Abbott was a very unpopular appointment. He had no rapport with those under him, held the common working class people in contempt, was an incompetent administrator and attempted to curry favour with the pastoralists and landowners. The findings of the Lowe Royal Commission held shortly after the Japanese raid found him to be the one most responsible for the chaos and disorganisation that followed. He was highly self-opinionated and was inflicted with the common civil servant complaint of inertia.
In addition to the administrator there were three other forces present with independent authority; the army, navy and the air force. As well as that there was another powerful force at work; the militant left-wing North Australia Workers Union (NAWU) which controlled the workforce and owned the only newspaper in the town. Four months after his arrival, Abbott organised a group of civil servants as strike-breakers to intervene in an industrial dispute on the wharves. He lost and became the permanent enemy of the unions.
AERIAL PHOTO OF DARWIN c1930s - photo Jill Kinang
When WW2 broke out the citizens of Darwin could see that they were a potential front line but the war was so far away that they did not believe there was ever a likelihood of being directly involved. The Red Cross attempted to arouse public awareness by arranging lectures in first-aid, home nursing, air raid precautions etc but barely anybody turned up and they were discontinued.
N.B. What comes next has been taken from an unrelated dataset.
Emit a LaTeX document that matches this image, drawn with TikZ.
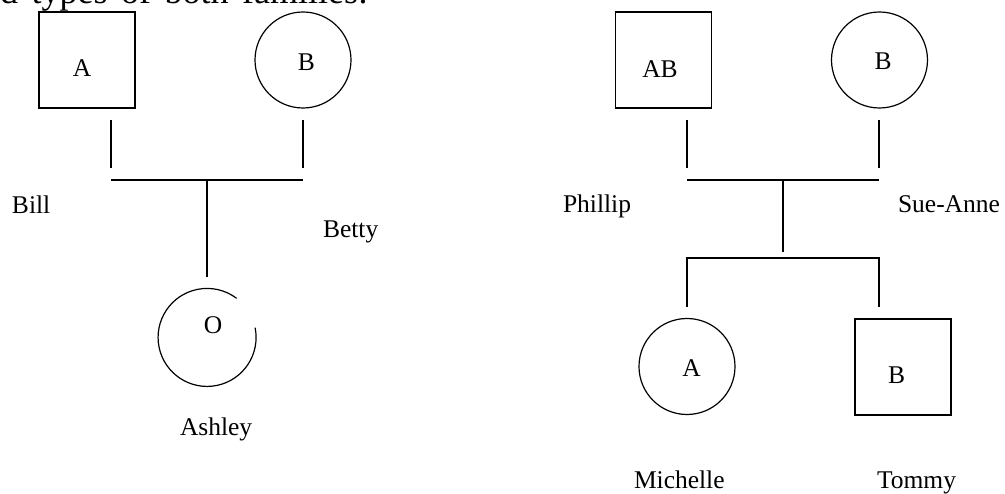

In June, 1940, the Government Secretary appointed the Chief Surveyor, Arthur Miller, as Chief Air Raid Warden. Miller set about trying to raise a volunteer civil defence force to construct air raid shelters. In August he abandoned the plan due to a lack of volunteers. The only project achieved was at the workman’s camp at the RAAF aerodrome. In 1941 when Japan appeared to be likely to enter the war on the axis side Abbott asked Miller to revive the ARP organisation. He did so with more success. A formal agenda was drawn up, the three military services worked in conjunction with the ARP and Miller took on the job as Permanent Officer-in-charge of the ARP as a full time occupation. By September however apathy took over and 10 days before Japan declared war a well advertised meeting was called but only two people turned up.
On 3rd October, 1941 John Curtin replaced Bob Menzies as Prime Minister. His minister for Labour and National Service was Eddie Ward, a firebrand long standing supporter of the union movement. Ward tried to talk the unions into a more co-operative frame of mind to no avail. Militancy reigned supreme regardless of the risks of the war and strikes continued all over the country. In Darwin the situation was far worse than elsewhere to the point where the troops and the community at large regarded the wharfies as saboteurs. Darwin was a disunited town in every respect. It had a mixed population, was cut off from the rest of the country, had no elected government and the Administrator was held in mutual contempt by all sides.
When the Philippines fell a number of American ships made their way to Darwin thus increasing further the strains on the local economy and facilities. On 5th December Edgar Harrison handed a plan for evacuation to the Darwin Defence Coordination Committee comprised of the three service heads and the Administrator. The plan was accepted. Three days later Japan entered the war. Abbott did nothing to execute the evacuation plan.
On 11th December an air raid siren was accidentally set off resulting in a mild panic. The following day the four senior air raid wardens demanded that Abbott exercise his powers to declare a State of Emergency and commence the evacuation orders. Abbott refused stating that such a declaration would be bad for morale and cause panic. Curtin then stepped in and made the order to evacuate.